▶ _WHAT IS NEEDED_
Tally the lines below that contain "picture". The number is the whole answer.

▶ _DATASET RECORDS_
********

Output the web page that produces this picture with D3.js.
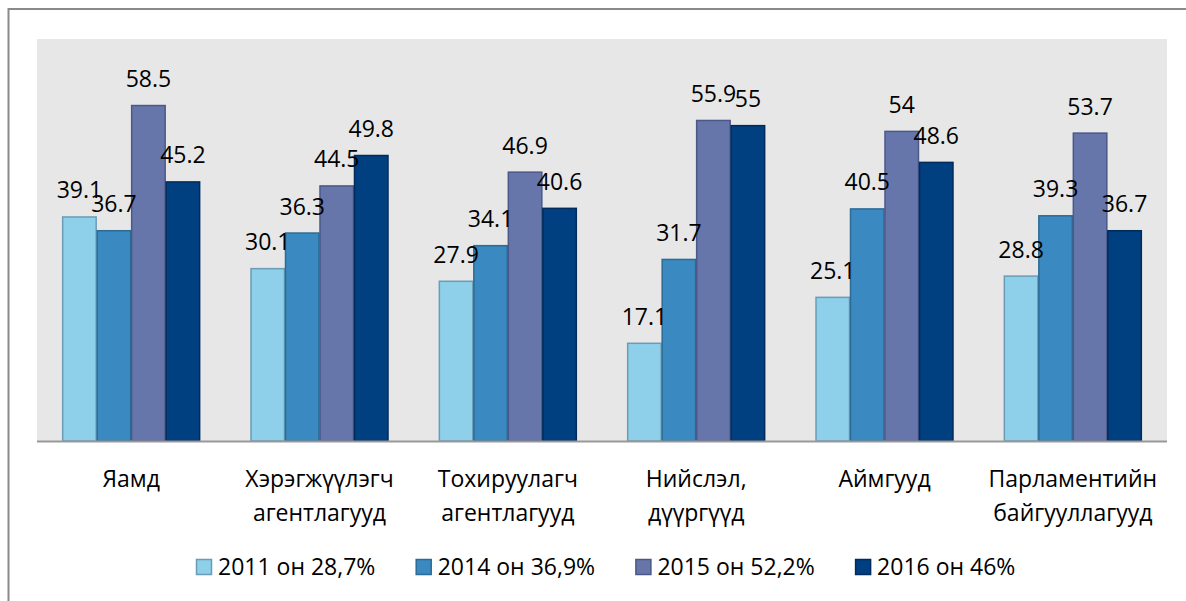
<!DOCTYPE html>
<html>
<head>
<meta charset="utf-8">
<script src="https://cdn.jsdelivr.net/npm/d3@7"></script>
<style>
  body { margin: 0; background: #fff; }
  text { font-family: "Open Sans", "Noto Sans", sans-serif; fill: #000; }
</style>
</head>
<body>
<script>
// categories (multi-line labels split on |)
const categories = ['Яамд', 'Хэрэгжүүлэгч|агентлагууд', 'Тохируулагч|агентлагууд',
                    'Нийслэл,|дүүргүүд', 'Аймгууд', 'Парламентийн|байгууллагууд'];
const seriesNames = ['2011 он 28,7%', '2014 он 36,9%', '2015 он 52,2%', '2016 он 46%'];
const v2011 = [39.1, 30.1, 27.9, 17.1, 25.1, 28.8];
const v2014 = [36.7, 36.3, 34.1, 31.7, 40.5, 39.3];
const v2015 = [58.5, 44.5, 46.9, 55.9, 54, 53.7];
const v2016 = [45.2, 49.8, 40.6, 55, 48.6, 36.7];
const series = [v2011, v2014, v2015, v2016];

const fills = ['#8ecfea', '#3a89c0', '#6776aa', '#003f80'];
const strokes = ['#6a9db5', '#2b6b96', '#4b5888', '#002b5c'];

const WIDTH = 1186, HEIGHT = 601;
const plot = {left: 37, right: 1167, top: 39, bottom: 441};

const svg = d3.select('body').append('svg')
  .attr('width', WIDTH).attr('height', HEIGHT);

// outer frame (only left and top edges visible)
svg.append('path')
  .attr('d', 'M8.5,601 V9 H1186')
  .attr('fill', 'none').attr('stroke', '#8a8a8a').attr('stroke-width', 2);

svg.append('rect')
  .attr('x', plot.left).attr('y', plot.top)
  .attr('width', plot.right - plot.left).attr('height', plot.bottom - plot.top)
  .attr('fill', '#e7e7e7');

const x0 = d3.scaleBand().domain(d3.range(categories.length))
  .range([plot.left, plot.right]).paddingInner(0).paddingOuter(0);
const x1 = d3.scaleBand().domain(d3.range(series.length))
  .range([0, x0.bandwidth()]).paddingOuter(0.73).paddingInner(0);
const y = d3.scaleLinear().domain([0, 70]).range([plot.bottom, plot.top]);

const groups = svg.selectAll('g.grp')
  .data(categories).enter().append('g')
  .attr('class', 'grp')
  .attr('transform', (d, i) => `translate(${x0(i)},0)`);

series.forEach((vals, s) => {
  groups.append('rect')
    .attr('x', (d, i) => x1(s) + 0.5)
    .attr('y', (d, i) => y(vals[i]) + 0.5)
    .attr('width', x1.bandwidth() - 1)
    .attr('height', (d, i) => y(0) - y(vals[i]) - 0.5)
    .attr('fill', fills[s])
    .attr('stroke', strokes[s])
    .attr('stroke-width', 1.5);
});

series.forEach((vals, s) => {
  groups.append('text')
    .attr('x', x1(s) + x1.bandwidth() / 2)
    .attr('y', (d, i) => y(vals[i]) - 18)
    .attr('text-anchor', 'middle')
    .attr('font-size', 23)
    .text((d, i) => vals[i]);
});

// axis line
svg.append('line')
  .attr('x1', plot.left).attr('x2', plot.right)
  .attr('y1', plot.bottom + 0.5).attr('y2', plot.bottom + 0.5)
  .attr('stroke', '#999').attr('stroke-width', 2);

// category labels
groups.append('text')
  .attr('x', x0.bandwidth() / 2)
  .attr('y', 487)
  .attr('text-anchor', 'middle')
  .attr('font-size', 23)
  .each(function(d) {
    d.split('|').forEach((line, k) => {
      d3.select(this).append('tspan')
        .attr('x', x0.bandwidth() / 2)
        .attr('dy', k === 0 ? 0 : 34)
        .text(line);
    });
  });

// legend
const legend = svg.selectAll('g.leg')
  .data(seriesNames).enter().append('g')
  .attr('class', 'leg')
  .attr('transform', (d, i) => `translate(${196 + i * 219.7},0)`);

legend.append('rect')
  .attr('x', 0.5).attr('y', 559.5).attr('width', 15).attr('height', 15)
  .attr('fill', (d, i) => fills[i])
  .attr('stroke', (d, i) => strokes[i]).attr('stroke-width', 1.5);

legend.append('text')
  .attr('x', 22).attr('y', 575)
  .attr('font-size', 23)
  .text(d => d);
</script>
</body>
</html>
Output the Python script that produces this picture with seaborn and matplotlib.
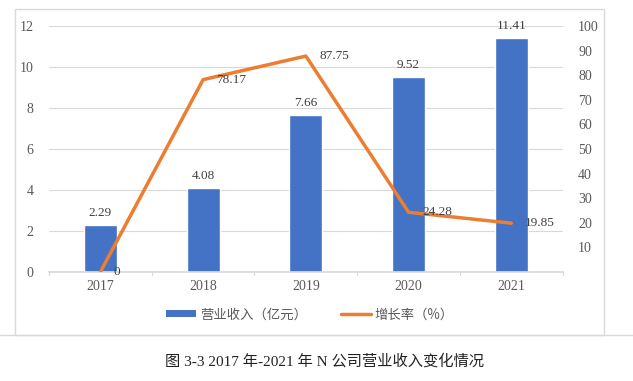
import numpy as np
import pandas as pd
import seaborn as sns
import matplotlib.pyplot as plt
from matplotlib.patches import Patch, Rectangle
from matplotlib.lines import Line2D

years = ["2017", "2018", "2019", "2020", "2021"]
revenue = [2.29, 4.08, 7.66, 9.52, 11.41]
growth = [0, 78.17, 87.75, 24.28, 19.85]

sns.set_theme(style="white")
plt.rcParams['font.family'] = ['Liberation Serif', 'Noto Sans CJK SC']

df = pd.DataFrame({"year": years, "revenue": revenue, "growth": growth})

fig = plt.figure(figsize=(6.33, 3.81), dpi=100)
ax = fig.add_axes([0.0774, 0.286, 0.8116, 0.646])

sns.barplot(data=df, x="year", y="revenue", color="#4472C4", width=0.32,
            saturation=1, ax=ax, zorder=2)
ax.set_ylim(0, 12)
ax.set_yticks(range(0, 13, 2))
ax.set_xlim(-0.5, 4.5)
ax.grid(axis="y", color="#d9d9d9", linewidth=0.8, zorder=0)
ax.set_axisbelow(True)
for s in ["top", "right", "left"]:
    ax.spines[s].set_visible(False)
ax.spines["bottom"].set_color("#d9d9d9")
ax.set_xlabel("")
ax.set_ylabel("")
ax.tick_params(axis="y", length=0, pad=11, labelsize=10, labelcolor="#595959")
ax.tick_params(axis="x", length=0, pad=6, labelsize=10, labelcolor="#595959")
# boundary tick marks between categories
for b in np.arange(-0.5, 5, 1):
    ax.plot([b, b], [0, -0.15], color="#d9d9d9", lw=0.8, clip_on=False)

for i, v in enumerate(revenue):
    ax.text(i, v + 0.3, f"{v:.2f}", ha="center", va="bottom", fontsize=9.5,
            color="#404040")

ax2 = ax.twinx()
sns.lineplot(x=np.arange(len(years)), y=growth, color="#ED7D31", lw=2.5,
             ax=ax2, zorder=3)
ax2.set_ylim(0, 100)
ax2.set_yticks(range(0, 101, 10))
ax2.set_yticklabels([""] + [str(t) for t in range(10, 101, 10)])
for s in ["top", "right", "left", "bottom"]:
    ax2.spines[s].set_visible(False)
ax2.tick_params(axis="y", length=0, pad=11, labelsize=10, labelcolor="#595959")
ax2.set_xlim(-0.5, 4.5)

for i, v in enumerate(growth):
    label = "0" if v == 0 else f"{v:.2f}"
    ax2.text(i + 0.13, v, label, ha="left", va="center", fontsize=9.5,
             color="#404040")

handles = [Patch(facecolor="#4472C4", edgecolor="none"),
           Line2D([0], [0], color="#ED7D31", lw=2.5)]
fig.legend(handles, ["营业收入（亿元）", "增长率（%）"], loc="center",
           bbox_to_anchor=(0.49, 0.175), ncol=2, frameon=False,
           handlelength=2.2, handleheight=0.45, handletextpad=0.3,
           columnspacing=2.6, labelcolor="#595959",
           prop={"family": ["Noto Sans CJK SC"], "size": 9.6})

# outer chart frame
fig.patches.append(Rectangle((15 / 633, 1 - 335 / 381), 589 / 633, 326 / 381,
                             transform=fig.transFigure, fill=False,
                             edgecolor="#d9d9d9", lw=1))
fig.add_artist(Line2D([0, 1], [1 - 335 / 381] * 2, color="#d9d9d9", lw=1,
                      transform=fig.transFigure))

fig.text(0.513, 1 - 361 / 381, "图 3-3 2017 年-2021 年 N 公司营业收入变化情况",
         ha="center", va="center", fontsize=11, color="#222222")

plt.savefig("out.png", dpi=100)
plt.close()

********

▶ _SOLUTION TO THIS EXERCISE_
2